• [COLLECTED MATERIAL]
[start]

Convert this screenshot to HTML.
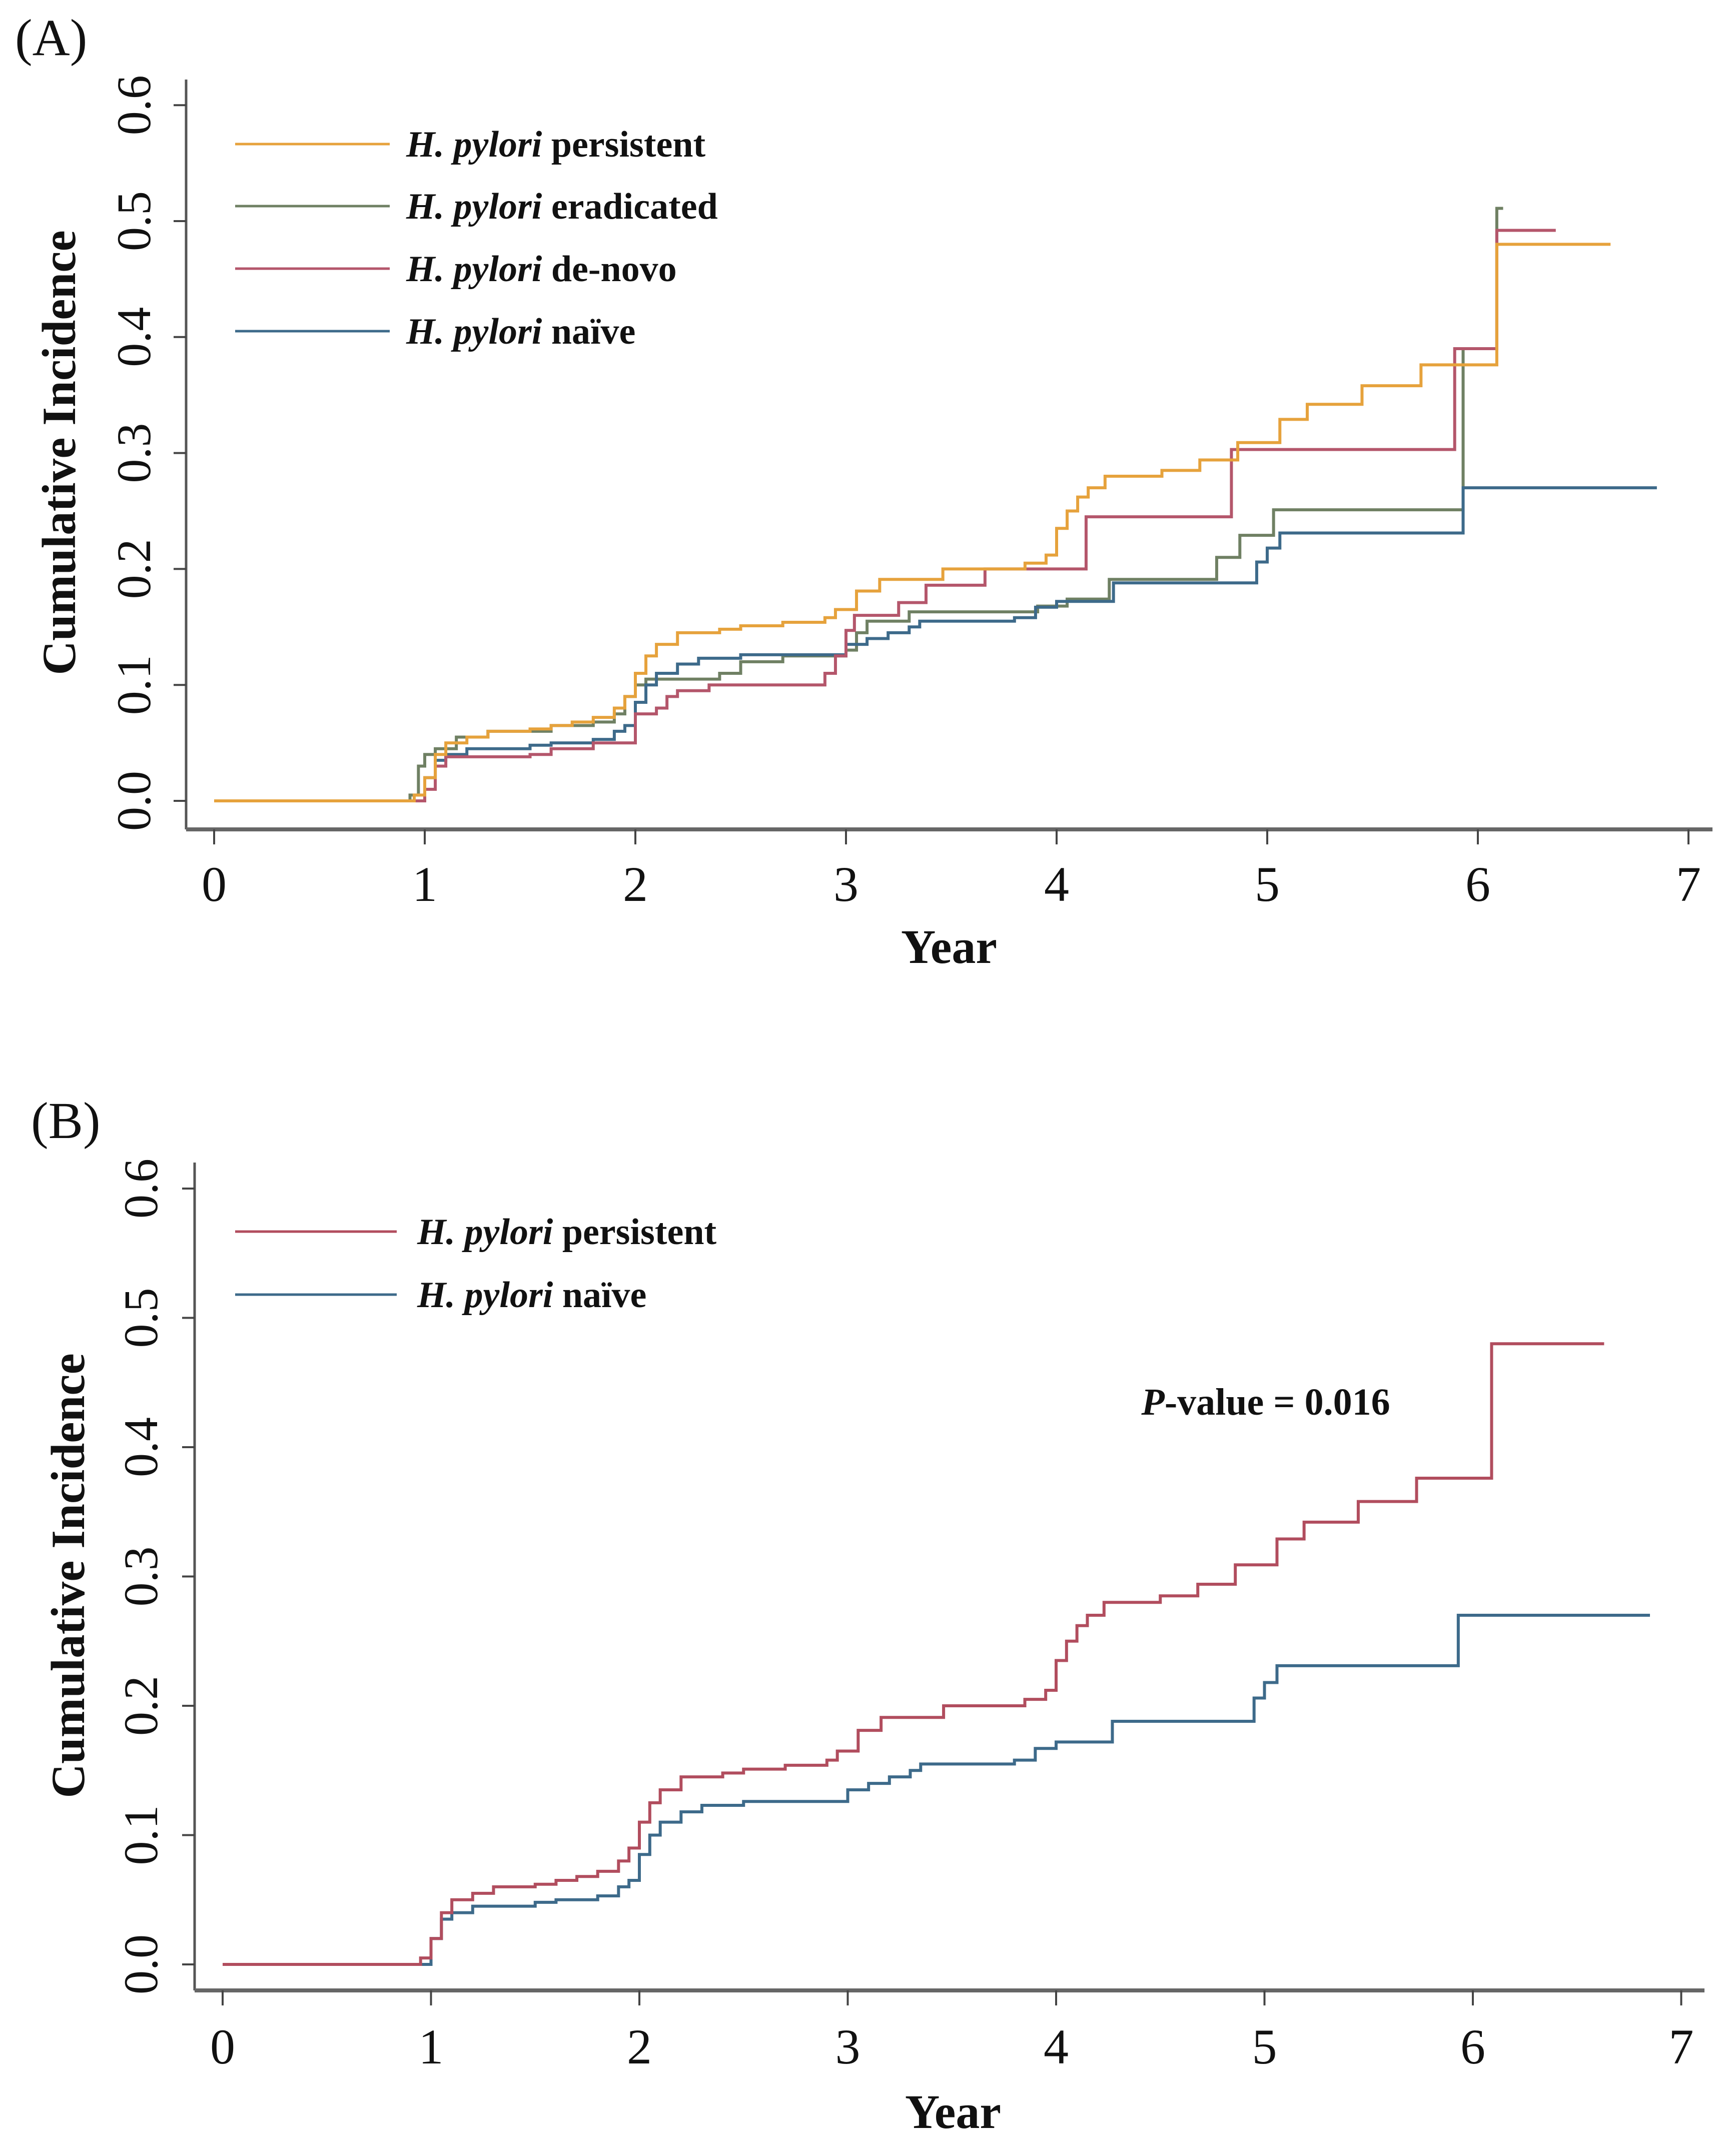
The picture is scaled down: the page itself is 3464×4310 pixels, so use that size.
<!DOCTYPE html>
<html><head><meta charset="utf-8"><style>
html,body{margin:0;padding:0;background:#fff;}
svg{display:block;}
text{font-family:"Liberation Serif","DejaVu Serif",serif;fill:#111;}
</style></head><body>
<svg id="fig" width="3464" height="4310" viewBox="0 0 3464 4310" xmlns="http://www.w3.org/2000/svg">
<text x="30" y="110" font-size="104">(A)</text>
<text x="62" y="2275" font-size="104">(B)</text>
<g id="gA"></g>
<g id="gB"></g>
<text x="2530" y="2828" font-size="76" font-weight="bold" text-anchor="middle"><tspan font-style="italic">P</tspan>-value = 0.016</text>
</svg>
<script>
// ---- data ----
const xTicks = [0,1,2,3,4,5,6,7];
const yTicks = [0.0,0.1,0.2,0.3,0.4,0.5,0.6];
const yTickLabels = ["0.0","0.1","0.2","0.3","0.4","0.5","0.6"];
const persistentT = [0,0.92,0.95,1.0,1.05,1.1,1.2,1.3,1.5,1.6,1.7,1.8,1.9,1.95,2.0,2.05,2.1,2.2,2.4,2.5,2.7,2.9,2.95,3.05,3.16,3.46,3.85,3.95,4.0,4.05,4.1,4.15,4.23,4.5,4.68,4.86,5.06,5.19,5.45,5.73,6.09,6.63];
const persistentV = [0,0,0.005,0.02,0.04,0.05,0.055,0.06,0.062,0.065,0.068,0.072,0.08,0.09,0.11,0.125,0.135,0.145,0.148,0.151,0.154,0.158,0.165,0.181,0.191,0.2,0.205,0.212,0.235,0.25,0.262,0.27,0.28,0.285,0.294,0.309,0.329,0.342,0.358,0.376,0.48,0.48];
const naiveT = [0,0.92,1.0,1.05,1.1,1.2,1.5,1.6,1.8,1.9,1.95,2.0,2.05,2.1,2.2,2.3,2.5,3.0,3.1,3.2,3.3,3.35,3.8,3.9,4.0,4.27,4.95,5.0,5.06,5.93,6.85];
const naiveV = [0,0,0.02,0.035,0.04,0.045,0.048,0.05,0.053,0.06,0.065,0.085,0.1,0.11,0.118,0.123,0.126,0.135,0.14,0.145,0.15,0.155,0.158,0.167,0.172,0.188,0.206,0.218,0.231,0.27,0.27];
const eradT = [0,0.93,0.97,1.0,1.05,1.15,1.3,1.6,1.8,1.9,1.95,2.0,2.05,2.4,2.5,2.7,3.0,3.05,3.1,3.3,3.77,3.91,4.05,4.25,4.76,4.87,5.03,5.93,6.09,6.12];
const eradV = [0,0.005,0.03,0.04,0.045,0.055,0.06,0.065,0.068,0.075,0.09,0.1,0.105,0.11,0.12,0.125,0.13,0.145,0.155,0.163,0.163,0.168,0.174,0.191,0.21,0.229,0.251,0.39,0.511,0.511];
const denovoT = [0,0.93,1.0,1.05,1.1,1.5,1.6,1.8,2.0,2.1,2.15,2.2,2.35,2.9,2.95,3.0,3.04,3.25,3.38,3.66,4.14,4.83,5.89,6.09,6.37];
const denovoV = [0,0,0.01,0.03,0.038,0.04,0.045,0.05,0.075,0.08,0.09,0.095,0.1,0.11,0.125,0.147,0.16,0.171,0.186,0.2,0.245,0.303,0.39,0.492,0.492];

const NS = "http://www.w3.org/2000/svg";
function mk(parent, tag, attrs){const e=document.createElementNS(NS,tag);for(const k in attrs)e.setAttribute(k,attrs[k]);parent.appendChild(e);return e;}

function panel(g, cfg, series, legend){
  const sx = t => cfg.x0 + t*cfg.px;
  const sy = v => cfg.y0 - v*cfg.py;
  const ya = mk(g,'line',{x1:cfg.ax,y1:cfg.top,x2:cfg.ax,y2:cfg.axisY,stroke:'#555','stroke-width':5});
  
  
  const xa = mk(g,'line',{x1:cfg.ax,y1:cfg.axisY,x2:cfg.right,y2:cfg.axisY,stroke:'#666','stroke-width':8});
  
  
  xTicks.forEach(t=>{
    const tk = mk(g,'line',{x1:sx(t),y1:cfg.axisY,x2:sx(t),y2:cfg.axisY+30,stroke:'#444','stroke-width':4});
    
    
    const tl = mk(g,'text',{x:sx(t),y:cfg.xLabY+34,'font-size':100,'text-anchor':'middle'});
    tl.textContent = t;
    
    
  });
  yTicks.forEach((v,i)=>{
    const tk = mk(g,'line',{x1:cfg.ax-25,y1:sy(v),x2:cfg.ax,y2:sy(v),stroke:'#444','stroke-width':4});
    
    
    const tl = mk(g,'text',{x:0,y:0,'font-size':96,'text-anchor':'middle',transform:`translate(${cfg.yLabX+34},${sy(v)}) rotate(-90)`});
    tl.textContent = yTickLabels[i];
    
    
  });
  const yt = mk(g,'text',{x:0,y:0,'font-size':95,'font-weight':'bold','text-anchor':'middle',transform:`translate(${cfg.ytX},${cfg.ytY}) rotate(-90)`});
  yt.textContent='Cumulative Incidence';
  
  
  const xt = mk(g,'text',{x:cfg.xtX,y:cfg.xtY+34,'font-size':96,'font-weight':'bold','text-anchor':'middle'});
  xt.textContent='Year';
  
  
  series.forEach(s=>{
    let d=`M${sx(s.t[0])},${sy(s.v[0])}`;
    for(let i=1;i<s.t.length;i++){d+=` H${sx(s.t[i])} V${sy(s.v[i])}`;}
    const p = mk(g,'path',{d:d,fill:'none',stroke:s.c,'stroke-width':6});
    
    
  });
  legend.forEach(l=>{
    const ln = mk(g,'line',{x1:470,y1:l.y,x2:cfg.legX2,y2:l.y,stroke:l.c,'stroke-width':5});
    
    
    const tx = mk(g,'text',{x:cfg.legTX,y:l.y+25,'font-size':74,'font-weight':'bold'});
    const it = mk(tx,'tspan',{'font-style':'italic'}); it.textContent='H. pylori';
    const rest = mk(tx,'tspan',{}); rest.textContent=' '+l.label;
    
    
  });
}

const cA = {x0:428,px:421,y0:1601,py:2318,ax:372,top:159,axisY:1658,right:3423,xLabY:1767,yLabX:266,ytX:150,ytY:905,xtX:1897,xtY:1891,legX2:779,legTX:812};
panel(document.getElementById('gA'), cA, [
  {t:eradT,v:eradV,c:'#6f8063',name:'eradicated-line'},
  {t:naiveT,v:naiveV,c:'#3d6a8a',name:'naive-line'},
  {t:denovoT,v:denovoV,c:'#b4566b',name:'denovo-line'},
  {t:persistentT,v:persistentV,c:'#e6a23c',name:'persistent-line'}
],[
  {y:288,c:'#e6a23c',label:'persistent'},
  {y:412,c:'#6f8063',label:'eradicated'},
  {y:537,c:'#b4566b',label:'de-novo'},
  {y:662,c:'#3d6a8a',label:'naïve'}
]);
const cB = {x0:445,px:416.5,y0:3927,py:2585,ax:389,top:2324,axisY:3979,right:3407,xLabY:4091,yLabX:280,ytX:168,ytY:3150,xtX:1905,xtY:4220,legX2:793,legTX:834};
panel(document.getElementById('gB'), cB, [
  {t:naiveT,v:naiveV,c:'#3d6a8a',name:'naive-line'},
  {t:persistentT,v:persistentV,c:'#b14d5e',name:'persistent-line'}
],[
  {y:2462,c:'#b14d5e',label:'persistent'},
  {y:2588,c:'#3d6a8a',label:'naïve'}
]);
</script>
</body></html>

[end]

• [INSTRUCTIONS TO FOLLOW] Count each line of the data where the word "size" appears, then reply with the total only.

• [TASK RESULT] 9